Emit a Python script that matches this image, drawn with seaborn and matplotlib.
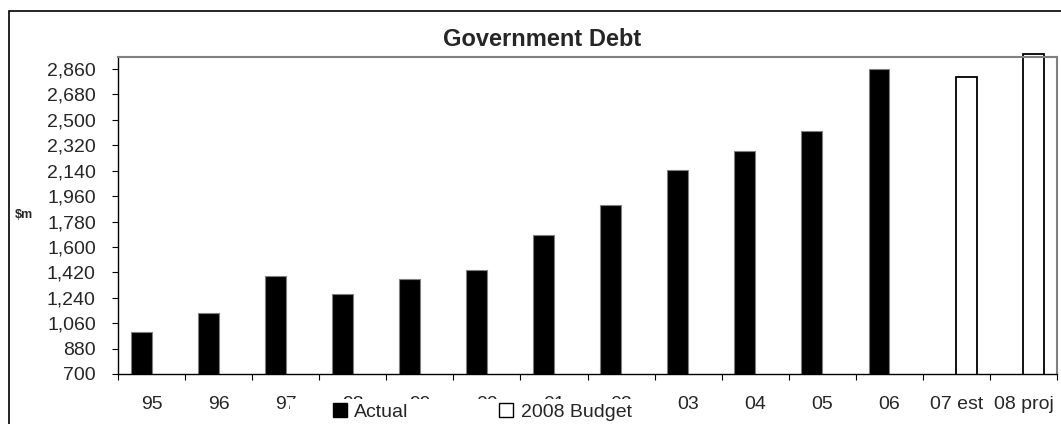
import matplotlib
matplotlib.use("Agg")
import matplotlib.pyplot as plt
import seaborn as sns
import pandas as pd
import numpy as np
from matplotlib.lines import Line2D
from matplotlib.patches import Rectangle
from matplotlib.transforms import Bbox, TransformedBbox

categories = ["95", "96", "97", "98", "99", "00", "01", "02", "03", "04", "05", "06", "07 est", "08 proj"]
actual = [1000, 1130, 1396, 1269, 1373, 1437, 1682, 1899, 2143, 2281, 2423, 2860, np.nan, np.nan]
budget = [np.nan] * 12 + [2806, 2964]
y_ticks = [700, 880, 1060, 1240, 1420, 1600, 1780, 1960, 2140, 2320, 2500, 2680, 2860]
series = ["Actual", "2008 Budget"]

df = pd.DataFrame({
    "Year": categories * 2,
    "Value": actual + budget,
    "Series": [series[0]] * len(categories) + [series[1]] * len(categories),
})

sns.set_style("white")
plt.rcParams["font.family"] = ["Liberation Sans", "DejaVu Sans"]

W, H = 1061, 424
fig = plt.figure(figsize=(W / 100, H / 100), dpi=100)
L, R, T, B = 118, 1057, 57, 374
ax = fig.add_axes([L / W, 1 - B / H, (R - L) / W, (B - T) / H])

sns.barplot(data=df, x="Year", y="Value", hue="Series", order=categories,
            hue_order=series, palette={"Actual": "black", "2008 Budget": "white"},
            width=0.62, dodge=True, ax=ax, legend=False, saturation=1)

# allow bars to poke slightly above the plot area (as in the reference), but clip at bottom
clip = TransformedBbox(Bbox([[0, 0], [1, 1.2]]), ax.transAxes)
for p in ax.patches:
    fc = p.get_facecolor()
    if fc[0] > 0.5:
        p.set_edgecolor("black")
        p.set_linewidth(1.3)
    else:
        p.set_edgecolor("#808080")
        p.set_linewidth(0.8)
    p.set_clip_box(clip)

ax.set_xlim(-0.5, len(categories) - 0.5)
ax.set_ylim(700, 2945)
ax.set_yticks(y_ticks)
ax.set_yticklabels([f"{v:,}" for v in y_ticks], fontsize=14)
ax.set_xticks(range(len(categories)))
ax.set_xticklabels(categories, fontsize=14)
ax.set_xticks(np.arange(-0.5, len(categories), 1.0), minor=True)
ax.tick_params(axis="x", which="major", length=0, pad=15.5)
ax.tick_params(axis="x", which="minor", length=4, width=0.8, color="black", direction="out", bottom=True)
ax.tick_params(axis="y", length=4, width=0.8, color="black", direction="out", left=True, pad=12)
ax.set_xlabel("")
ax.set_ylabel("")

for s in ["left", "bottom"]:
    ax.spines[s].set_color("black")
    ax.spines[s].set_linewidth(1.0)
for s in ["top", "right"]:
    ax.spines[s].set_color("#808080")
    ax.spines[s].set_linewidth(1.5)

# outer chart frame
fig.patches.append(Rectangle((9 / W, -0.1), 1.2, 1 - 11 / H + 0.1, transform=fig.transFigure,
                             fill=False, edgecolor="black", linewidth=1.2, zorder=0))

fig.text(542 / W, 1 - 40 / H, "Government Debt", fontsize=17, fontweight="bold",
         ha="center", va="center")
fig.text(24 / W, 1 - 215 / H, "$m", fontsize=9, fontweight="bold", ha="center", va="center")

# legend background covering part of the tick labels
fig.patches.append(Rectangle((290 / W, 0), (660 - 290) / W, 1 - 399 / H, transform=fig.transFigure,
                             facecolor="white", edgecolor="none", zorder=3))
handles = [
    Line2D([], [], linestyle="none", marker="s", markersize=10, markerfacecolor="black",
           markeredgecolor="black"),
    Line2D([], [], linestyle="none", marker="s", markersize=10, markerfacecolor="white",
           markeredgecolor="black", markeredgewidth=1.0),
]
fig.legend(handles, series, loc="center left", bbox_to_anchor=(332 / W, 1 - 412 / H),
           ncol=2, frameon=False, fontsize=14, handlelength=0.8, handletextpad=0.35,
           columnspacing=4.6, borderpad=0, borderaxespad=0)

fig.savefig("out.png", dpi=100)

══════════════════════════════

Requirements => Copy the listing in full and without alteration, omitting every picture.

Final result =>
Emit a Python script that matches this image, drawn with seaborn and matplotlib.
import matplotlib
matplotlib.use("Agg")
import matplotlib.pyplot as plt
import seaborn as sns
import pandas as pd
import numpy as np
from matplotlib.lines import Line2D
from matplotlib.patches import Rectangle
from matplotlib.transforms import Bbox, TransformedBbox

categories = ["95", "96", "97", "98", "99", "00", "01", "02", "03", "04", "05", "06", "07 est", "08 proj"]
actual = [1000, 1130, 1396, 1269, 1373, 1437, 1682, 1899, 2143, 2281, 2423, 2860, np.nan, np.nan]
budget = [np.nan] * 12 + [2806, 2964]
y_ticks = [700, 880, 1060, 1240, 1420, 1600, 1780, 1960, 2140, 2320, 2500, 2680, 2860]
series = ["Actual", "2008 Budget"]

df = pd.DataFrame({
    "Year": categories * 2,
    "Value": actual + budget,
    "Series": [series[0]] * len(categories) + [series[1]] * len(categories),
})

sns.set_style("white")
plt.rcParams["font.family"] = ["Liberation Sans", "DejaVu Sans"]

W, H = 1061, 424
fig = plt.figure(figsize=(W / 100, H / 100), dpi=100)
L, R, T, B = 118, 1057, 57, 374
ax = fig.add_axes([L / W, 1 - B / H, (R - L) / W, (B - T) / H])

sns.barplot(data=df, x="Year", y="Value", hue="Series", order=categories,
            hue_order=series, palette={"Actual": "black", "2008 Budget": "white"},
            width=0.62, dodge=True, ax=ax, legend=False, saturation=1)

# allow bars to poke slightly above the plot area (as in the reference), but clip at bottom
clip = TransformedBbox(Bbox([[0, 0], [1, 1.2]]), ax.transAxes)
for p in ax.patches:
    fc = p.get_facecolor()
    if fc[0] > 0.5:
        p.set_edgecolor("black")
        p.set_linewidth(1.3)
    else:
        p.set_edgecolor("#808080")
        p.set_linewidth(0.8)
    p.set_clip_box(clip)

ax.set_xlim(-0.5, len(categories) - 0.5)
ax.set_ylim(700, 2945)
ax.set_yticks(y_ticks)
ax.set_yticklabels([f"{v:,}" for v in y_ticks], fontsize=14)
ax.set_xticks(range(len(categories)))
ax.set_xticklabels(categories, fontsize=14)
ax.set_xticks(np.arange(-0.5, len(categories), 1.0), minor=True)
ax.tick_params(axis="x", which="major", length=0, pad=15.5)
ax.tick_params(axis="x", which="minor", length=4, width=0.8, color="black", direction="out", bottom=True)
ax.tick_params(axis="y", length=4, width=0.8, color="black", direction="out", left=True, pad=12)
ax.set_xlabel("")
ax.set_ylabel("")

for s in ["left", "bottom"]:
    ax.spines[s].set_color("black")
    ax.spines[s].set_linewidth(1.0)
for s in ["top", "right"]:
    ax.spines[s].set_color("#808080")
    ax.spines[s].set_linewidth(1.5)

# outer chart frame
fig.patches.append(Rectangle((9 / W, -0.1), 1.2, 1 - 11 / H + 0.1, transform=fig.transFigure,
                             fill=False, edgecolor="black", linewidth=1.2, zorder=0))

fig.text(542 / W, 1 - 40 / H, "Government Debt", fontsize=17, fontweight="bold",
         ha="center", va="center")
fig.text(24 / W, 1 - 215 / H, "$m", fontsize=9, fontweight="bold", ha="center", va="center")

# legend background covering part of the tick labels
fig.patches.append(Rectangle((290 / W, 0), (660 - 290) / W, 1 - 399 / H, transform=fig.transFigure,
                             facecolor="white", edgecolor="none", zorder=3))
handles = [
    Line2D([], [], linestyle="none", marker="s", markersize=10, markerfacecolor="black",
           markeredgecolor="black"),
    Line2D([], [], linestyle="none", marker="s", markersize=10, markerfacecolor="white",
           markeredgecolor="black", markeredgewidth=1.0),
]
fig.legend(handles, series, loc="center left", bbox_to_anchor=(332 / W, 1 - 412 / H),
           ncol=2, frameon=False, fontsize=14, handlelength=0.8, handletextpad=0.35,
           columnspacing=4.6, borderpad=0, borderaxespad=0)

fig.savefig("out.png", dpi=100)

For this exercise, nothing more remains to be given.